Given information »
===============

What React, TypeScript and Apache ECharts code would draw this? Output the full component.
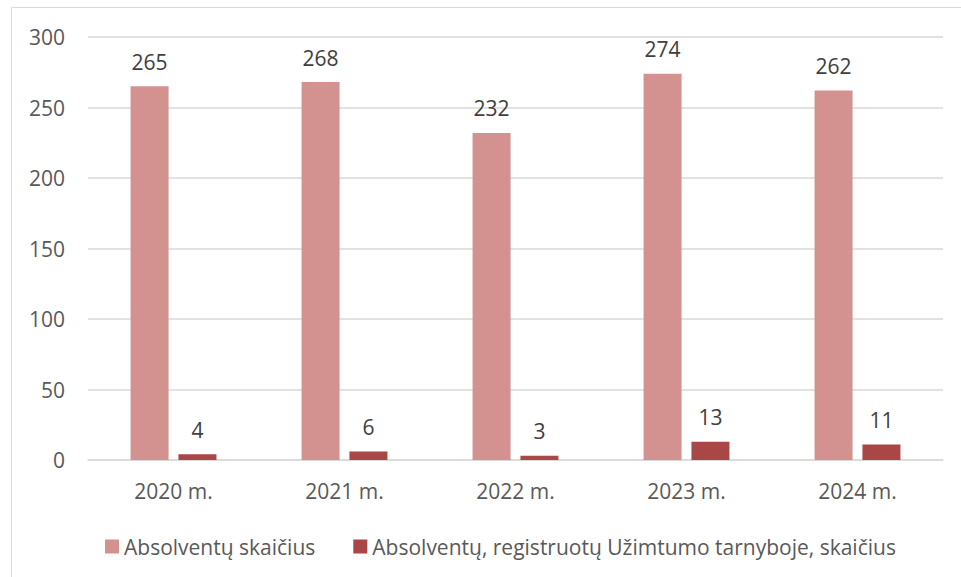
import React, { useEffect, useRef } from "react";
import * as echarts from "echarts";

const categories = ["2020 m.", "2021 m.", "2022 m.", "2023 m.", "2024 m."];
const graduates = [265, 268, 232, 274, 262];
const registered = [4, 6, 3, 13, 11];
const seriesNames = [
  "Absolventų skaičius",
  "Absolventų, registruotų Užimtumo tarnyboje, skaičius",
];

export default function App() {
  const ref = useRef<HTMLDivElement>(null);
  useEffect(() => {
    const chart = echarts.init(ref.current!, null, { renderer: "svg" });
    const font = "Open Sans";
    const fs = 21;
    chart.setOption({
      animation: false,
      textStyle: { fontFamily: font },
      graphic: [
        {
          type: "rect",
          shape: { x: 11.5, y: 7.5, width: 980, height: 600 },
          style: { fill: "none", stroke: "#d9d9d9", lineWidth: 1 },
          silent: true,
        },
      ],
      grid: { left: 88, right: 18, top: 37, bottom: 117 },
      legend: {
        top: 531,
        left: 100,
        itemWidth: 14,
        itemHeight: 14,
        itemGap: 38,
        icon: "rect",
        textStyle: { color: "#595959", fontSize: fs, fontFamily: font },
        data: seriesNames,
      },
      xAxis: {
        type: "category",
        data: categories,
        axisLine: { lineStyle: { color: "#d9d9d9", width: 1.5 } },
        axisTick: { show: false },
        axisLabel: { color: "#595959", fontSize: fs, margin: 20 },
      },
      yAxis: {
        type: "value",
        min: 0,
        max: 300,
        interval: 50,
        axisLine: { show: false },
        axisTick: { show: false },
        splitLine: { lineStyle: { color: "#d9d9d9", width: 1.5 } },
        axisLabel: { color: "#595959", fontSize: fs, margin: 23 },
      },
      series: [
        {
          name: seriesNames[0],
          type: "bar",
          data: graduates,
          barWidth: 38,
          barGap: "26%",
          itemStyle: { color: "#d39190" },
          label: { show: true, position: "top", distance: 14, color: "#404040", fontSize: fs },
        },
        {
          name: seriesNames[1],
          type: "bar",
          data: registered,
          barWidth: 38,
          itemStyle: { color: "#a94646" },
          label: { show: true, position: "top", distance: 14, color: "#404040", fontSize: fs },
        },
      ],
    });
    return () => chart.dispose();
  }, []);
  return (
    <div
      ref={ref}
      style={{ position: "absolute", left: 0, top: 0, width: 961, height: 577 }}
    />
  );
}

===============

Problem statement »
Wherever "React" shows up in a line, copy that line.

Answer in full »
What React, TypeScript and Apache ECharts code would draw this? Output the full component.
import React, { useEffect, useRef } from "react";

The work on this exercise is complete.